WHAT YOU NEED TO DO
Take the listing from its first line through the line that contains "import matplotlib.pyplot as plt" and please retype those lines exactly, leaving out the pictures.

INFORMATION PROVIDED start

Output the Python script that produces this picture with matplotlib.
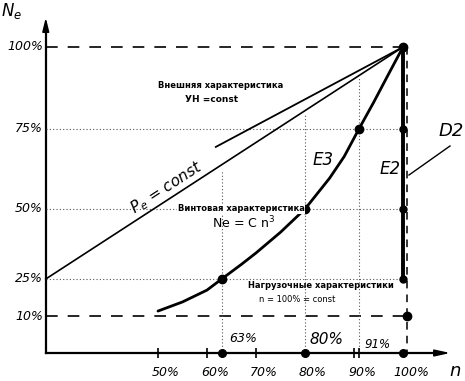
import numpy as np
import matplotlib
matplotlib.use("Agg")
import matplotlib.pyplot as plt

# ---------------- data ----------------
y_ticks = [100, 75, 50, 25, 10]
y_tick_labels = ["100%", "75%", "50%", "25%", "10%"]
x_ticks = [50, 60, 70, 80, 90, 100]
x_tick_labels = ["50%", "60%", "70%", "80%", "90%", "100%"]

# propeller characteristic E3 (Ne = C n^3)
prop_n = [50, 55, 60, 63, 67, 70, 75, 80, 85, 88, 91, 94, 97, 100]
prop_ne = [12, 15.7, 20.5, 25, 30.2, 34.3, 41.7, 50, 59.6, 66.4, 75, 83.1, 91.6, 100]
prop_dots_n = [63, 80, 91, 100]
prop_dots_ne = [25, 50, 75, 100]

# Pe = const line and external characteristic
pe_n = [27.1, 100]
pe_ne = [25, 100]
ext_n = [61.8, 100]
ext_ne = [69.4, 100]

# load characteristics n = 100% = const
load_ne = [100, 75, 50, 25]
load_n = 100
load_low_ne = 10
load_low_n = 100.9

marked_n = [63, 80, 91]
marked_labels = ["63%", "80%", "91%"]
axis_x0 = 27.1
axis_x1 = 110.2
axis_y1 = 109.8

# ---------------- scale (hand-drawn uneven y spacing) ----------------
Vs = np.array([-30, 0, 10, 25, 50, 75, 100, 140], dtype=float)
Ps = np.array([353 + 108, 353, 316, 279, 209, 129, 47, 47 - 131.2])
U = 381 - Ps


def fwd(v):
    return np.interp(v, Vs, U)


def inv(u):
    return np.interp(u, U, Vs)


fig = plt.figure(figsize=(4.65, 3.81), dpi=100)
ax = fig.add_axes([0, 0, 1, 1])
ax.set_yscale("function", functions=(fwd, inv))
ax.set_xlim(17.76, 112.65)
ax.set_ylim(float(inv(0)), float(inv(381)))
ax.axis("off")

hand = dict(family="DejaVu Sans", style="italic")

# axes with arrows
ax.plot([axis_x0, axis_x0], [0, axis_y1 - 3], color="black", lw=1.6)
ax.annotate("", xy=(axis_x0, axis_y1), xytext=(axis_x0, axis_y1 - 6),
            arrowprops=dict(arrowstyle="-|>,head_length=0.8,head_width=0.2",
                            color="black", lw=1.2))
ax.plot([axis_x0, axis_x1 - 2], [0, 0], color="black", lw=1.6)
ax.annotate("", xy=(axis_x1, 0), xytext=(axis_x1 - 4, 0),
            arrowprops=dict(arrowstyle="-|>,head_length=0.9,head_width=0.2",
                            color="black", lw=1.2))

# dashed lines at 100% and 10%
dash = dict(color="black", lw=1.2, dashes=(7, 6))
ax.plot([axis_x0, load_n], [100, 100], **dash)
ax.plot([axis_x0, load_low_n], [load_low_ne, load_low_ne], **dash)
ax.plot([load_low_n, load_low_n], [100, 0], color="black", lw=1.1, dashes=(5, 4))

# dotted guide lines
dot = dict(color="#555555", lw=0.8, dashes=(1, 2))
for v in [75, 50, 25]:
    ax.plot([axis_x0, load_n], [v, v], **dot)
for n in marked_n:
    ax.plot([n, n], [0, float(np.interp(n, pe_n, pe_ne))], **dot)

# Pe = const and external characteristic
ax.plot(pe_n, pe_ne, color="black", lw=1.2)
ax.plot(ext_n, ext_ne, color="black", lw=1.3)

# propeller curve
ax.plot(prop_n, prop_ne, color="black", lw=2.0, solid_capstyle="round",
        solid_joinstyle="round")
ax.plot(prop_dots_n, prop_dots_ne, "o", color="black", ms=6)

# load characteristic (thick vertical)
ax.plot([load_n] * len(load_ne), load_ne, color="black", lw=2.8)
ax.plot([load_n] * len(load_ne), load_ne, "o", color="black", ms=5)
ax.plot([load_low_n], [load_low_ne], "o", color="black", ms=6)

# x-axis marks
for n in [50, 60, 70, 90, 91]:
    ax.plot([n], [0], marker="|", color="black", ms=7, mew=1.2)
ax.plot(marked_n[:2] + [100], [0, 0, 0], "o", color="black", ms=5.5)

# tick labels
for v, lab in zip(y_ticks, y_tick_labels):
    ax.annotate(lab, xy=(axis_x0, v), xytext=(-3, 0), textcoords="offset pixels",
                ha="right", va="center", fontsize=9, **hand)
for n, lab in zip(x_ticks, x_tick_labels):
    ax.annotate(lab, xy=(n, 0), xytext=(8, -20), textcoords="offset pixels",
                ha="center", va="center", fontsize=9, **hand)
for n, lab, off, fs in zip(marked_n, marked_labels, [(21, 15), (21, 13), (19, 9)], [9, 11, 8.5]):
    ax.annotate(lab, xy=(n, 0), xytext=off, textcoords="offset pixels",
                ha="center", va="center", fontsize=fs, **hand)


def px(x, y):
    return x / 465, 1 - y / 381


T = ax.transAxes

# axis titles
ax.text(*px(1, 1), r"$N_e$", transform=T, ha="left", va="top", fontsize=12)
ax.annotate("n", xy=(axis_x1, 0), xytext=(2, -18), textcoords="offset pixels",
            ha="center", va="center", fontsize=13, **hand)

ax.text(*px(221, 86), "Внешняя характеристика", transform=T, ha="center", va="center",
        fontsize=6, fontweight="bold")
ax.text(*px(212, 99), "УН =const", transform=T, ha="center", va="center",
        fontsize=6.5, fontweight="bold")
ax.text(*px(241, 209), "Винтовая характеристика", transform=T, ha="center", va="center",
        fontsize=6, fontweight="bold",
        bbox=dict(facecolor="white", edgecolor="none", pad=0.5))
ax.text(*px(244, 223), r"Ne = C n$^3$", transform=T, ha="center", va="center", fontsize=9)
ax.text(*px(321, 286), "Нагрузочные характеристики", transform=T, ha="center",
        va="center", fontsize=6, fontweight="bold")
ax.text(*px(297, 299), "n = 100% = const", transform=T, ha="center", va="center",
        fontsize=6)
ax.text(*px(166, 188), r"$P_e$ = const", transform=T, ha="center", va="center",
        rotation=33, fontsize=11, **hand)
ax.text(*px(323, 160), "E3", transform=T, ha="center", va="center", fontsize=12, **hand)
ax.text(*px(390, 169), "E2", transform=T, ha="center", va="center", fontsize=12, **hand)
ax.text(*px(451, 131), "D2", transform=T, ha="center", va="center", fontsize=13, **hand)
ax.plot([450 / 465, 409 / 465], [1 - 146 / 381, 1 - 175 / 381], transform=T,
        color="black", lw=1.0)

fig.savefig("out.png", dpi=100, facecolor="white")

INFORMATION PROVIDED end

EXERCISE SOLUTION
Output the Python script that produces this picture with matplotlib.
import numpy as np
import matplotlib
matplotlib.use("Agg")
import matplotlib.pyplot as plt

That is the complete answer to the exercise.